Another book I just finished was Haruki Murakami's Kafka on the Shore. I've read all of Murakami's translated fiction and generally liked it a lot, but with this one (another tale of adolescent alienation, with a heavy dose of Japanese surrealism and general weirdness) I found myself rather baffled at the end. I know that the last scene with Hoshino was supposed to be the climax of the book, but I couldn't figure out what it represented. The weird, while satisfyingly meaningful and symbolic most of the time, too often seemed to me to be there for the sake of the weird. (I wonder whether a toke or two would help with this book. Can't test that theory right now, alas.)

Kate Taylor's Mme Proust and the Kosher Kitchen was marvellous. Historical fiction (in the form of Marcel Proust's mother's diaries) blended seamlessly with the stories of the diaries' translator and a French Holocaust escapee who grew up in Toronto. The book evokes very strong senses of place (especially this city, rewarding since I've been here for so long), and it is a bittersweet, poignant work about love and family and food and history and memory. Highly recommended.

I've just started Edward P. Jones's The Known World, more historical fiction set in nineteenth century Virginia. I can't read very much of it at a time, because I just get to shaking with anger about the whole idea of slavery. Reading about people working for years to put money away to buy their own children brings the true depravity of such a system home on a gut level.
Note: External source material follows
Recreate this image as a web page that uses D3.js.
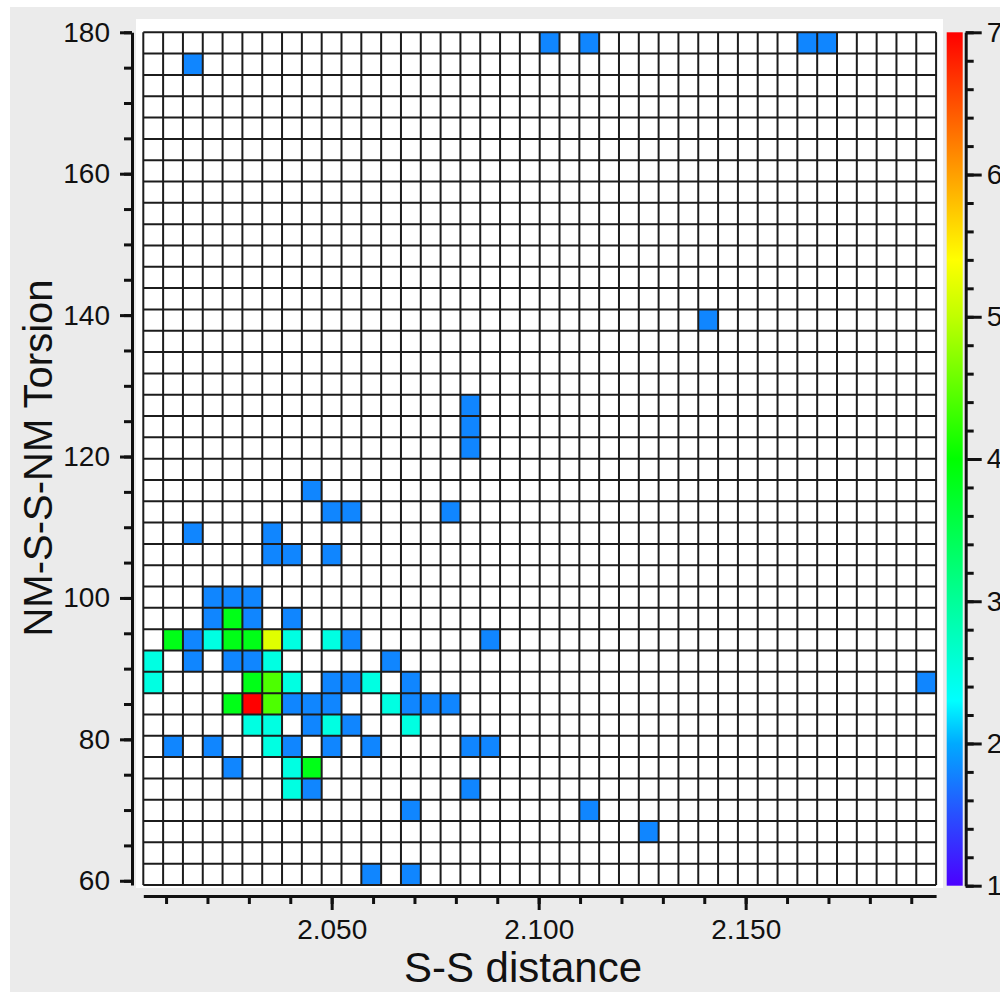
<!DOCTYPE html>
<html>
<head>
<meta charset="utf-8">
<script src="https://cdn.jsdelivr.net/npm/d3@7"></script>
<style>
  html, body { margin: 0; padding: 0; background: #fff; }
  svg { display: block; font-family: "Liberation Sans", Arial, Helvetica, sans-serif; }
</style>
</head>
<body>
<svg id="chart" width="1000" height="992"></svg>
<script>
// ── Data ────────────────────────────────────────────────────────

// value ranges covered by the 40 x 40 histogram bins
const xExtent  = [2.0045, 2.196];   // S-S distance
const yExtent  = [59.4, 180];       // NM-S-S-NM torsion
const binCount = 40;

const xTickValues = [2.05, 2.10, 2.15];
const xTickLabels = ['2.050', '2.100', '2.150'];
const yTickValues = [60, 80, 100, 120, 140, 160, 180];
const colorTicks  = [1, 2, 3, 4, 5, 6, 7];

// filled bins: [x bin, y bin (0 = bottom)]
const cells = [
  [20, 39, 1.8], [22, 39, 1.8], [33, 39, 1.8], [34, 39, 1.8],
  [2, 38, 1.8],
  [28, 26, 1.8],
  [16, 22, 1.8], [16, 21, 1.8], [16, 20, 1.8],
  [8, 18, 1.8],
  [9, 17, 1.8], [10, 17, 1.8], [15, 17, 1.8],
  [2, 16, 1.8], [6, 16, 1.8],
  [6, 15, 1.8], [7, 15, 1.8], [9, 15, 1.8],
  [3, 13, 1.8], [4, 13, 1.8], [5, 13, 1.8],
  [3, 12, 1.8], [4, 12, 3.85], [5, 12, 1.8], [7, 12, 1.8],
  [1, 11, 3.85], [2, 11, 1.8], [3, 11, 2.5], [4, 11, 3.85], [5, 11, 3.85],
  [6, 11, 5.2], [7, 11, 2.5], [9, 11, 2.5], [10, 11, 1.8], [17, 11, 1.8],
  [0, 10, 2.5], [2, 10, 1.8], [4, 10, 1.8], [5, 10, 1.8], [6, 10, 2.5], [12, 10, 1.8],
  [0, 9, 2.5], [5, 9, 3.85], [6, 9, 4.4], [7, 9, 2.5], [9, 9, 1.8], [10, 9, 1.8],
  [11, 9, 2.5], [13, 9, 1.8], [39, 9, 1.8],
  [4, 8, 3.85], [5, 8, 7], [6, 8, 4.4], [7, 8, 1.8], [8, 8, 1.8], [9, 8, 1.8],
  [12, 8, 2.5], [13, 8, 1.8], [14, 8, 1.8], [15, 8, 1.8],
  [5, 7, 2.5], [6, 7, 2.5], [8, 7, 1.8], [9, 7, 2.5], [10, 7, 1.8], [13, 7, 2.5],
  [1, 6, 1.8], [3, 6, 1.8], [6, 6, 2.5], [7, 6, 1.8], [9, 6, 1.8], [11, 6, 1.8],
  [16, 6, 1.8], [17, 6, 1.8],
  [4, 5, 1.8], [7, 5, 2.5], [8, 5, 3.85],
  [7, 4, 2.5], [8, 4, 1.8], [16, 4, 1.8],
  [13, 3, 1.8], [22, 3, 1.8],
  [25, 2, 1.8],
  [11, 0, 1.8], [13, 0, 1.8]
];

// colour bar stops (value -> colour)
const colorDomain = [1, 1.5, 2, 2.3, 3, 4, 5, 5.4, 6, 7];
const colorRange  = ['#4b00ff', '#2850ff', '#00aaff', '#00ffff', '#00ff99',
                     '#00ff00', '#c0ff00', '#ffff00', '#ffa000', '#ff0000'];

// ── Scaffolding ─────────────────────────────────────────────────

const svg = d3.select('#chart');

svg.append('rect')
  .attr('x', 10).attr('y', 7)
  .attr('width', 990).attr('height', 985)
  .attr('fill', '#ebebeb');

svg.append('rect')
  .attr('x', 136).attr('y', 19)
  .attr('width', 807).attr('height', 869)
  .attr('fill', '#fff');

const x = d3.scaleLinear().domain(xExtent).range([143.3, 936.1]);
const y = d3.scaleLinear().domain(yExtent).range([885, 32.3]);
const c = d3.scaleLinear().domain([1, 7]).range([885.7, 32.3]);
const color = d3.scaleLinear().domain(colorDomain).range(colorRange)
  .interpolate(d3.interpolateRgb);

const dx = (xExtent[1] - xExtent[0]) / binCount;
const dy = (yExtent[1] - yExtent[0]) / binCount;

// ── Cells ───────────────────────────────────────────────────────

svg.append('g').selectAll('rect')
  .data(cells)
  .join('rect')
    .attr('x', d => x(xExtent[0] + d[0] * dx))
    .attr('y', d => y(yExtent[0] + (d[1] + 1) * dy))
    .attr('width', x(xExtent[0] + dx) - x(xExtent[0]))
    .attr('height', y(yExtent[0]) - y(yExtent[0] + dy))
    .attr('fill', d => color(d[2]));

// ── Grid ────────────────────────────────────────────────────────

const edges = d3.range(binCount + 1);
const grid = svg.append('g')
  .attr('stroke', '#1c1c1c')
  .attr('stroke-width', 2);

grid.selectAll('.v')
  .data(edges)
  .join('line')
    .attr('class', 'v')
    .attr('x1', k => x(xExtent[0] + k * dx)).attr('x2', k => x(xExtent[0] + k * dx))
    .attr('y1', y(yExtent[0])).attr('y2', y(yExtent[1]));

grid.selectAll('.h')
  .data(edges)
  .join('line')
    .attr('class', 'h')
    .attr('y1', k => y(yExtent[0] + k * dy)).attr('y2', k => y(yExtent[0] + k * dy))
    .attr('x1', x(xExtent[0])).attr('x2', x(xExtent[1]));

// ── Axes ────────────────────────────────────────────────────────

function styleAxis(g) {
  g.selectAll('path, line').attr('stroke', '#111').attr('stroke-width', 3);
  g.selectAll('text').attr('fill', '#111').attr('font-size', 28)
    .attr('font-family', '"Liberation Sans", Arial, Helvetica, sans-serif');
}

// x axis: minor every 0.01, labelled every 0.05
svg.append('g')
  .attr('transform', 'translate(0,896)')
  .call(d3.axisBottom(x).tickValues(d3.range(2.01, 2.195, 0.01))
    .tickSize(8).tickSizeOuter(0).tickFormat(''))
  .call(styleAxis);

svg.append('g')
  .attr('transform', 'translate(0,896)')
  .call(d3.axisBottom(x).tickValues(xTickValues)
    .tickSize(14).tickSizeOuter(0).tickPadding(9)
    .tickFormat((d, i) => xTickLabels[i]))
  .call(styleAxis)
  .call(g => g.select('.domain').remove());

// y axis: minor every 5, labelled every 20
svg.append('g')
  .attr('transform', 'translate(132,0)')
  .call(d3.axisLeft(y).tickValues(d3.range(60, 181, 5))
    .tickSize(8).tickSizeOuter(0).tickFormat(''))
  .call(styleAxis);

svg.append('g')
  .attr('transform', 'translate(132,0)')
  .call(d3.axisLeft(y).tickValues(yTickValues)
    .tickSize(12).tickSizeOuter(0).tickPadding(10).tickFormat(d3.format('d')))
  .call(styleAxis)
  .call(g => g.select('.domain').remove());

// ── Colour bar ──────────────────────────────────────────────────

const grad = svg.append('defs').append('linearGradient')
  .attr('id', 'cbar')
  .attr('x1', 0).attr('y1', 1).attr('x2', 0).attr('y2', 0);
grad.selectAll('stop')
  .data(colorDomain)
  .join('stop')
    .attr('offset', v => (v - 1) / 6)
    .attr('stop-color', v => color(v));

svg.append('rect')
  .attr('x', 946.7).attr('y', c(7))
  .attr('width', 16).attr('height', c(1) - c(7))
  .attr('fill', 'url(#cbar)');

svg.append('g')
  .attr('transform', 'translate(965.7,0)')
  .call(d3.axisRight(c).tickValues(d3.range(1, 7.01, 0.2))
    .tickSize(8).tickSizeOuter(0).tickFormat(''))
  .call(styleAxis);

svg.append('g')
  .attr('transform', 'translate(965.7,0)')
  .call(d3.axisRight(c).tickValues(colorTicks)
    .tickSize(16).tickSizeOuter(0).tickPadding(5).tickFormat(d3.format('d')))
  .call(styleAxis)
  .call(g => g.select('.domain').remove());

// ── Titles ──────────────────────────────────────────────────────

svg.append('text')
  .attr('x', 523).attr('y', 982)
  .attr('text-anchor', 'middle')
  .attr('font-size', 42)
  .attr('fill', '#111')
  .text('S-S distance');

svg.append('text')
  .attr('transform', 'translate(52,458) rotate(-90)')
  .attr('text-anchor', 'middle')
  .attr('font-size', 40)
  .attr('fill', '#111')
  .text('NM-S-S-NM Torsion');
</script>
</body>
</html>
I keep thinking about my ancestor who fought for the Confederate Army, and I'm sure that many of my numerous North Carolina relatives must have kept slaves. So there's familial shame and good old lib'rull white guilt burbling up as well, for all the good they do. It would be easy to put this book down and just tuck all that rage and shame away again. But I'll keep reading, because I should know more about this stuff. Everyone should.

Finally, I picked up a copy of Ami McKay's new book The Birth House today -- the midwives were selling autographed copies. It's about a woman in rural nineteenth century Nova Scotia who is apprenticed to a midwife who dies just as a male obstetrician is moving into town and holding afternoon teas to explain why it's no longer necessary to endanger Our Children by letting unqualified women look after mothers during pregnancy and delivery. I suspect this one will have me foaming at the mouth as well. The more I read about the medicalization of birth for women with normal, low-risk pregnancies, the angrier I get about that, too.

Women are built to make babies and give birth to them. Most mothers don't need medical intervention. There are reams and reams of information passed down through generations of women about how our bodies work and how we can treat them well in order to bring about healthy outcomes (and babies).

I'm looking forward to learning more about midwifery so that I can learn more about social history as well. The Birth House should be a fascinating start.

In other news, Martha the cat is still impossibly cute.

Friday, April 07, 2006

We'll definitely be going back to this place

One of my colleagues and I went out for lunch at a nice Indian restaurant on Eglinton today. His comment, on seeing this sign: "I'd like three grams, please."